The Purkinje Shift – Threads

3 out of 5

Label: Chunklet Industries

Produced by: Gary T. Flom (recorded by)

The three gents from instrumental rock band The Purkinje Shift are depicted on Threads’ cover as all wearing suits, glasses, and sporting short cropped hair, while quite focused on their individual instruments. While they certainly aren’t the first band to present this type of visual, it very much fits for their sound: focus on the craft, but also conformity.

I love instrumental hard rock. I’d like to claim my collection is more varied than it likely is, and a good chunk of that non-variance is due to instrumental stuff in the vein of The Purkinje Shift. The group has been kicking around on and off since the late 90s, so there are bona fides there; and Threads – their first full album since 2012 – has riffs, and cool stops and starts, and all-out rocking moments, and very much does the job of an instrumental rock album.

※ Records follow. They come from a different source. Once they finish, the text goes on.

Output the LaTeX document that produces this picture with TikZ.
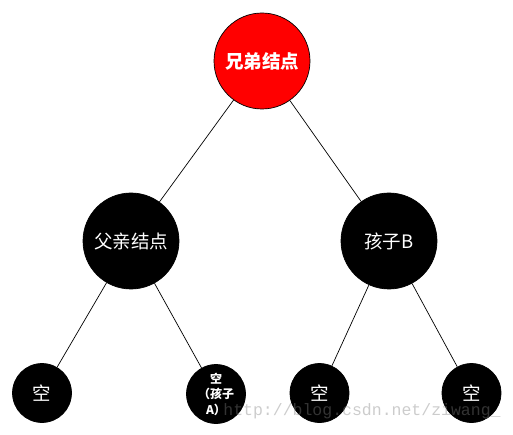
\documentclass[tikz,border=0pt]{standalone}
\usepackage{fontspec}
\newfontfamily\cjk{Noto Sans CJK SC}
\newfontfamily\wmfont{Liberation Mono}
\usepackage{tikz}
\tikzset{
	knot/.style={circle, draw=black, fill=black, text=white, inner sep=0pt, font=\cjk\fontsize{18.5}{20}\selectfont},
	leaf/.style={knot, minimum size=59pt},
	big/.style={knot, minimum size=96pt}
}

\begin{document}
\begin{tikzpicture}[x=1pt, y=-1pt, line width=0.7pt]
			\useasboundingbox (0,0) rectangle (513,435);
			\node[big, fill=red] (r) at (262,61) {\bfseries 兄弟结点};
			\node[big] (f) at (131,241) {父亲结点};
			\node[big] (c) at (389,241) {孩子B};
			\node[leaf] (e1) at (42,393) {空};
			\node[leaf, align=center, font=\cjk\bfseries\fontsize{12}{15.5}\selectfont] (e2) at (216,394) {空\\（孩子\\A）};
			\node[leaf] (e3) at (319.5,393) {空};
			\node[leaf] (e4) at (471.5,393) {空};
			\path[draw]
			(r) edge (f)
				edge (c)
			(f) edge (e1)
				edge (e2)
			(c) edge (e3)
				edge (e4);
			\node[text=gray, opacity=0.4, font=\wmfont\fontsize{16.5}{18}\selectfont, inner sep=0pt] (w) at (362,411) {http://blog.csdn.net/ziwang\_};
		\end{tikzpicture}
\end{document}
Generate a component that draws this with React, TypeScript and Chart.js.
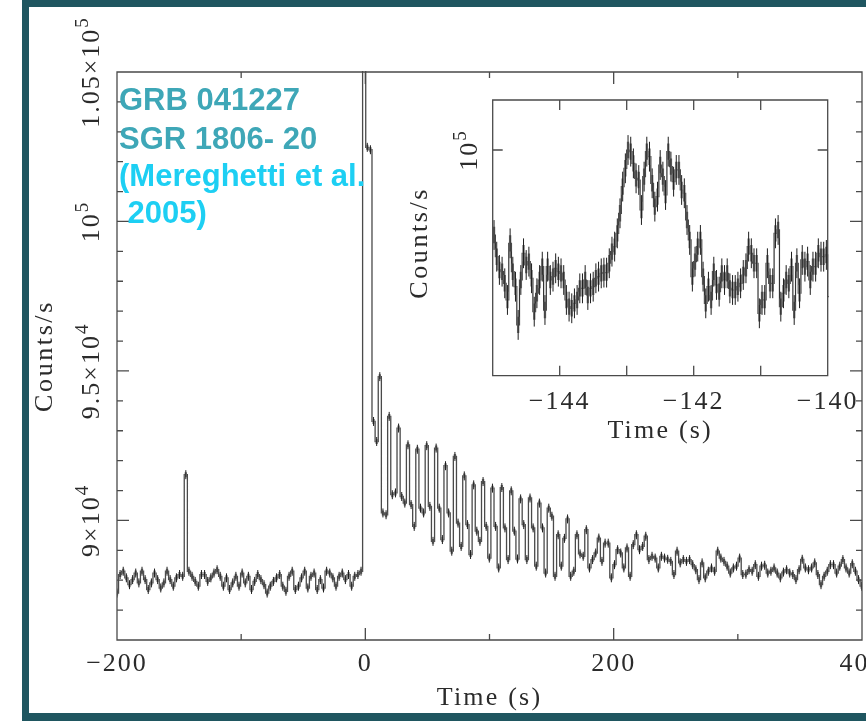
import React, { useEffect, useRef } from 'react';
import { Chart, registerables } from 'chart.js';

Chart.register(...registerables);

// ---------------- Main light curve (counts/s, 2.52 s bins) ----------------
const BIN_WIDTH = 2.52;
const PRE_START = -203.8;
const MAIN_ERR = 150;

// 80 bins before the giant flare (includes the precursor at about -143 s)
const PRE_BURST = [
  88020, 87570, 88190, 88300, 88080, 87850, 88020, 88240, 87910, 88300,
  88020, 87690, 87910, 88240, 88020, 87740, 87910, 88300, 88020, 87800,
  88080, 88190, 88130, 91530, 88300, 88130, 87960, 87800, 88190, 88190,
  87960, 88080, 88240, 88350, 88130, 87800, 88080, 87690, 87910, 88130,
  87800, 88240, 87910, 88130, 87690, 87960, 88190, 88020, 87850, 87570,
  87800, 87960, 88080, 88190, 87800, 87630, 88130, 88300, 87690, 87800,
  88080, 88300, 87740, 88130, 88240, 87690, 88020, 87740, 88300, 88240,
  88080, 87800, 88130, 88240, 88020, 88190, 87800, 88130, 88190, 88300,
];

// 160 bins from the flare onset (first bin saturates far above the frame)
const POST_BURST = [
  120000, 102480, 102400, 93310, 92640, 94810, 90250, 90190, 93480, 90860,
  90920, 93090, 90800, 90580, 92530, 90530, 89800, 92380, 90410, 90250,
  92500, 90470, 89300, 92420, 90410, 89360, 91830, 90250, 88970, 92140,
  89910, 89130, 91490, 89860, 88860, 91190, 89640, 89300, 91300, 89800,
  88740, 91080, 89800, 88410, 91100, 89750, 88690, 90990, 89640, 88710,
  90720, 89860, 88690, 90750, 89750, 88470, 90580, 89750, 88240, 90410,
  90140, 88130, 89520, 88470, 89400, 90050, 88130, 88300, 89520, 88880,
  88800, 89690, 88410, 88690, 88910, 89410, 88630, 89240, 89240, 88080,
  88520, 89020, 88910, 88410, 89080, 88130, 89190, 89520, 89020, 89130,
  89470, 88690, 88800, 88740, 88410, 88800, 88740, 88700, 88630, 88190,
  88970, 88580, 88690, 88630, 88690, 88520, 88350, 88020, 88580, 88080,
  88300, 88410, 88300, 88970, 88740, 88630, 88470, 88240, 88410, 88470,
  88740, 88190, 88200, 88350, 88300, 88520, 88130, 88470, 88500, 88240,
  88300, 88410, 88240, 88080, 88270, 88350, 88240, 88190, 88020, 88350,
  88700, 88410, 88350, 88410, 88580, 88190, 87850, 88130, 88300, 88520,
  88520, 88240, 88470, 88690, 88410, 88240, 88550, 88300, 88020, 87800,
];

const MAIN_X_MAJOR = [-200, 0, 200, 400];
const MAIN_X_MINOR = [-100, 100, 300];
const MAIN_X_LABELS = ['\u2212200', '0', '200', '400'];
const MAIN_Y_MAJOR = [90000, 95000, 100000, 105000];
const MAIN_Y_MINOR = [
  87000, 88000, 89000, 91000, 92000, 93000, 94000, 96000, 97000,
  98000, 99000, 101000, 102000, 103000, 104000,
];
const MAIN_Y_LABELS = [['9\u00d710', '4'], ['9.5\u00d710', '4'], ['10', '5'], ['1.05\u00d710', '5']];

// ---------------- Inset: the precursor at finer resolution ----------------
const INSET_START = -145;
const INSET_BIN = 0.04;
const INSET_ERR = 1450;
const INSET_VALUES = [
  91730, 89620, 88330, 88160, 87030, 85410, 90920, 88160, 86700, 82980,
  87350, 89950, 88810, 89140, 87520, 84270, 86060, 87350, 88650, 84430,
  88650, 87350, 87680, 88490, 88160, 88000, 87350, 85410, 84760, 84600,
  85080, 85410, 86540, 86540, 87350, 85890, 86540, 86700, 87520, 87680,
  88000, 88070, 88070, 88980, 90110, 90600, 91890, 93840,
  96440, 98220, 100000, 99840, 98700, 97240, 97080, 94160, 97410, 99840,
  99350, 96760, 94490, 95460, 98540, 97410, 95620, 99840, 98380, 96920,
  98060, 98060, 96110, 95790, 93190, 91250,
  87680, 89140, 90600, 91250, 87680, 85080, 86700, 85410, 88160, 86870,
  86220, 88000, 87350, 88000, 86540, 86380, 86380, 86700, 87030, 87840,
  88490, 90600, 89950, 88980, 88980, 84110, 85410, 85410, 88980, 87030,
  87030, 91890, 92220, 84760, 86060, 87350, 87030, 88650, 84430, 88980,
  86060, 89300, 88650, 89140, 87350, 88650, 88650, 89950, 89620, 89620,
  89790, 85730,
];
const INSET_X_MAJOR = [-144, -143, -142, -141];
const INSET_X_LABEL_VALUES = [-144, -142, -140];
const INSET_X_LABELS = ['\u2212144', '\u2212142', '\u2212140'];
const INSET_Y_MAJOR = [100000];
const INSET_Y_LABELS = [['10', '5']];

// ---------------- styling helpers ----------------
const SERIF = '"Liberation Serif", "Times New Roman", serif';
const SANS = '"Liberation Sans", Arial, sans-serif';
const AXIS_COLOR = '#4a4a4a';
const TEXT_COLOR = '#2b2b2b';

function drawLabel(ctx, base, sup, x, y, size, rotated, spacing) {
  ctx.save();
  ctx.translate(x, y);
  if (rotated) ctx.rotate(-Math.PI / 2);
  ctx.fillStyle = TEXT_COLOR;
  ctx.textAlign = 'left';
  ctx.textBaseline = 'alphabetic';
  ctx.letterSpacing = spacing + 'px';
  const supSize = Math.round(size * 0.72);
  ctx.font = `${size}px ${SERIF}`;
  const wb = ctx.measureText(base).width;
  ctx.font = `${supSize}px ${SERIF}`;
  const ws = sup ? ctx.measureText(sup).width : 0;
  const start = -(wb + ws) / 2;
  ctx.font = `${size}px ${SERIF}`;
  ctx.fillText(base, start, 0);
  if (sup) {
    ctx.font = `${supSize}px ${SERIF}`;
    ctx.fillText(sup, start + wb, -size * 0.42);
  }
  ctx.restore();
}

function drawFrame(chart, xMajor, xMinor, yMajor, yMinor, majLen, minLen) {
  const { ctx, chartArea: a } = chart;
  const xs = chart.scales.x;
  const ys = chart.scales.y;
  ctx.save();
  ctx.strokeStyle = AXIS_COLOR;
  ctx.lineWidth = 1.3;
  ctx.beginPath();
  ctx.rect(a.left, a.top, a.right - a.left, a.bottom - a.top);
  const xTick = (v, len) => {
    const px = xs.getPixelForValue(v);
    if (px < a.left + 1 || px > a.right - 1) return;
    ctx.moveTo(px, a.bottom); ctx.lineTo(px, a.bottom - len);
    ctx.moveTo(px, a.top); ctx.lineTo(px, a.top + len);
  };
  const yTick = (v, len) => {
    const py = ys.getPixelForValue(v);
    if (py < a.top + 1 || py > a.bottom - 1) return;
    ctx.moveTo(a.left, py); ctx.lineTo(a.left + len, py);
    ctx.moveTo(a.right, py); ctx.lineTo(a.right - len, py);
  };
  xMajor.forEach((v) => xTick(v, majLen));
  xMinor.forEach((v) => xTick(v, minLen));
  yMajor.forEach((v) => yTick(v, majLen));
  yMinor.forEach((v) => yTick(v, minLen));
  ctx.stroke();
  ctx.restore();
}

// error bars: a thick grey core plus a thin dark whisker, as in the plotted light curve
function errorBars(err, coreWidth) {
  return {
    id: 'errorBars',
    afterDatasetsDraw(chart) {
      const { ctx, chartArea: a } = chart;
      const xs = chart.scales.x;
      const ys = chart.scales.y;
      const pts = chart.data.datasets[0].data;
      ctx.save();
      ctx.beginPath();
      ctx.rect(a.left, a.top, a.right - a.left, a.bottom - a.top);
      ctx.clip();
      ctx.strokeStyle = '#7a7a7a';
      ctx.lineWidth = coreWidth;
      ctx.beginPath();
      pts.forEach((p) => {
        const px = xs.getPixelForValue(p.x);
        ctx.moveTo(px, ys.getPixelForValue(p.y - err * 0.55));
        ctx.lineTo(px, ys.getPixelForValue(p.y + err * 0.55));
      });
      ctx.stroke();
      ctx.strokeStyle = '#1e1e1e';
      ctx.lineWidth = 1;
      ctx.beginPath();
      pts.forEach((p) => {
        const px = xs.getPixelForValue(p.x);
        ctx.moveTo(px, ys.getPixelForValue(p.y - err));
        ctx.lineTo(px, ys.getPixelForValue(p.y + err));
      });
      ctx.stroke();
      ctx.restore();
    },
  };
}

const mainDecor = {
  id: 'mainDecor',
  afterDraw(chart) {
    const { ctx, chartArea: a } = chart;
    const xs = chart.scales.x;
    const ys = chart.scales.y;
    drawFrame(chart, MAIN_X_MAJOR, MAIN_X_MINOR, MAIN_Y_MAJOR, MAIN_Y_MINOR, 12, 6);
    MAIN_X_MAJOR.forEach((v, i) => {
      drawLabel(ctx, MAIN_X_LABELS[i], '', xs.getPixelForValue(v), a.bottom + 31, 26, false, 2);
    });
    MAIN_Y_MAJOR.forEach((v, i) => {
      drawLabel(ctx, MAIN_Y_LABELS[i][0], MAIN_Y_LABELS[i][1], a.left - 18, ys.getPixelForValue(v), 26, true, 2);
    });
    drawLabel(ctx, 'Time (s)', '', (a.left + a.right) / 2, a.bottom + 65, 26, false, 2.2);
    drawLabel(ctx, 'Counts/s', '', 52, (a.top + a.bottom) / 2, 26, true, 2.6);

    ctx.save();
    ctx.font = `bold 31px ${SANS}`;
    ctx.textAlign = 'left';
    ctx.textBaseline = 'alphabetic';
    ctx.fillStyle = '#3ea7b7';
    ctx.fillText('GRB 041227', 119, 110);
    ctx.fillText('SGR 1806- 20', 119, 149);
    ctx.fillStyle = '#1dcff3';
    ctx.fillText('(Mereghetti et al.', 119, 186);
    ctx.fillText(' 2005)', 119, 223);
    ctx.restore();
  },
};

const insetDecor = {
  id: 'insetDecor',
  afterDraw(chart) {
    const { ctx, chartArea: a } = chart;
    const xs = chart.scales.x;
    const ys = chart.scales.y;
    drawFrame(chart, INSET_X_MAJOR, [], INSET_Y_MAJOR, [], 10, 5);
    INSET_X_LABEL_VALUES.forEach((v, i) => {
      drawLabel(ctx, INSET_X_LABELS[i], '', xs.getPixelForValue(v), a.bottom + 33, 26, false, 2);
    });
    INSET_Y_MAJOR.forEach((v, i) => {
      drawLabel(ctx, INSET_Y_LABELS[i][0], INSET_Y_LABELS[i][1], a.left - 16, ys.getPixelForValue(v), 26, true, 2);
    });
    drawLabel(ctx, 'Time (s)', '', (a.left + a.right) / 2, a.bottom + 62, 26, false, 2.2);
    drawLabel(ctx, 'Counts/s', '', a.left - 66, (a.top + a.bottom) / 2 + 5, 26, true, 2.6);
  },
};

function hiddenScale(min, max) {
  return {
    type: 'linear',
    min,
    max,
    display: false,
  };
}

export default function App() {
  const mainRef = useRef<HTMLCanvasElement>(null);
  const insetRef = useRef<HTMLCanvasElement>(null);

  useEffect(() => {
    const mainValues = PRE_BURST.concat(POST_BURST);
    const mainPoints = mainValues.map((v, i) => ({ x: PRE_START + (i + 0.5) * BIN_WIDTH, y: v }));
    const insetPoints = INSET_VALUES.map((v, i) => ({ x: INSET_START + (i + 0.5) * INSET_BIN, y: v }));

    const main = new Chart(mainRef.current, {
      type: 'line',
      data: {
        datasets: [{
          data: mainPoints,
          stepped: 'middle',
          borderColor: '#4a4a4a',
          borderWidth: 1.3,
          pointRadius: 0,
          fill: false,
          clip: 1,
        }],
      },
      options: {
        animation: false,
        responsive: false,
        maintainAspectRatio: false,
        layout: { padding: { left: 117, top: 72, right: 4, bottom: 81 } },
        plugins: { legend: { display: false }, tooltip: { enabled: false } },
        scales: { x: hiddenScale(-200, 400), y: hiddenScale(86000, 105000) },
      },
      plugins: [errorBars(MAIN_ERR, 2.4), mainDecor],
    });

    const inset = new Chart(insetRef.current, {
      type: 'line',
      data: {
        datasets: [{
          data: insetPoints,
          stepped: 'middle',
          borderColor: '#333333',
          borderWidth: 1.2,
          pointRadius: 0,
          fill: false,
          clip: 1,
        }],
      },
      options: {
        animation: false,
        responsive: false,
        maintainAspectRatio: false,
        layout: { padding: { left: 92.7, top: 10, right: 38.3, bottom: 74.3 } },
        plugins: { legend: { display: false }, tooltip: { enabled: false } },
        scales: { x: hiddenScale(-145, -140), y: hiddenScale(78040, 104865) },
      },
      plugins: [errorBars(INSET_ERR, 2.4), insetDecor],
    });

    return () => {
      main.destroy();
      inset.destroy();
    };
  }, []);

  return (
    <div style={{ position: 'fixed', left: 0, top: 0, width: 866, height: 721, background: '#ffffff', overflow: 'hidden' }}>
      <div
        style={{
          position: 'absolute', left: 22, top: 0, width: 900, height: 721, boxSizing: 'border-box',
          borderLeft: '7px solid #1f5660', borderTop: '7px solid #1f5660', borderBottom: '8px solid #1f5660',
        }}
      />
      <canvas
        ref={mainRef}
        width={866}
        height={721}
        style={{ position: 'absolute', left: 0, top: 0, width: 866, height: 721 }}
      />
      <canvas
        ref={insetRef}
        width={466}
        height={360}
        style={{ position: 'absolute', left: 400, top: 90, width: 466, height: 360 }}
      />
    </div>
  );
}
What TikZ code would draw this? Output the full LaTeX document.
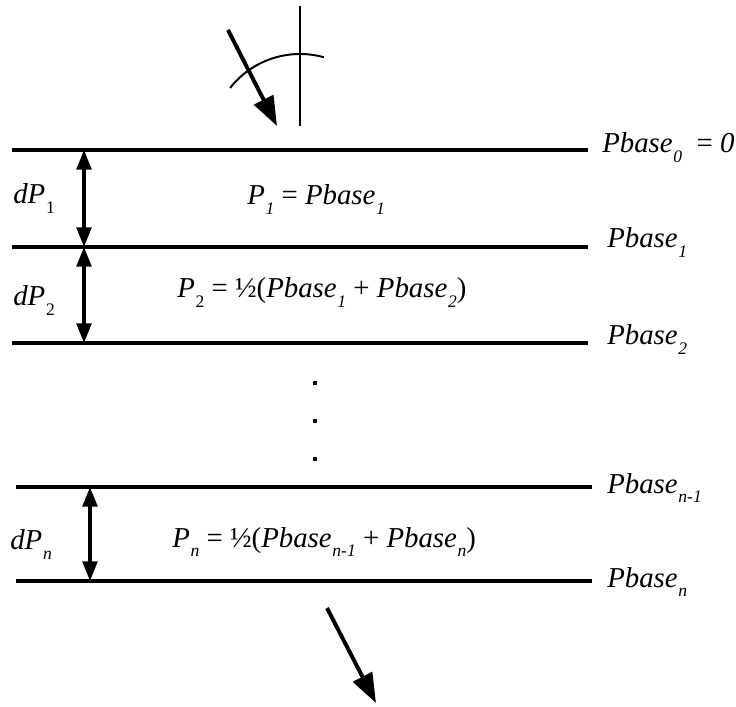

But you can see my wording there – it’s also a very workmanship-type release. That’s not at all the same as going through the motions, more just that this reads as a band setting out an outline for themselves and sticking to it; the “surprises” when the group switches from a kind of march-like pace and tone to louder volumed moments are programmed where they need to be, and there’s a kind of military dedication to sticking within the borders of a Purkinje sound, where the guitars always sound like X, the drums like Y, the lap steel like Z. There’s nothing really wrong with this approach, especially when they players are all good at their jobs, but in the genre, it’s also very, very safe, and thus doesn’t do much to differentiate itself from other bands or albums. Even a track where the group kind of slows down to breathe in and get more melodic than angular – closer Sweet Science being the primary example – it’s like there’s a rush right at the end to get back in line, and stick to a 4 or 5-minute mark.

The straight-ahead momentum has some krautrock underpinnings, a la Turing Machine, but Purkinje is more towards the rock n’ roll spectrum, like a slightly mathed-up Fucking Champs. If you haven’t been surfing this scene for very long, TPS undeniably plug a gap. But – at least with this album – it’s potentially a stepping stone to more adventurous offerings.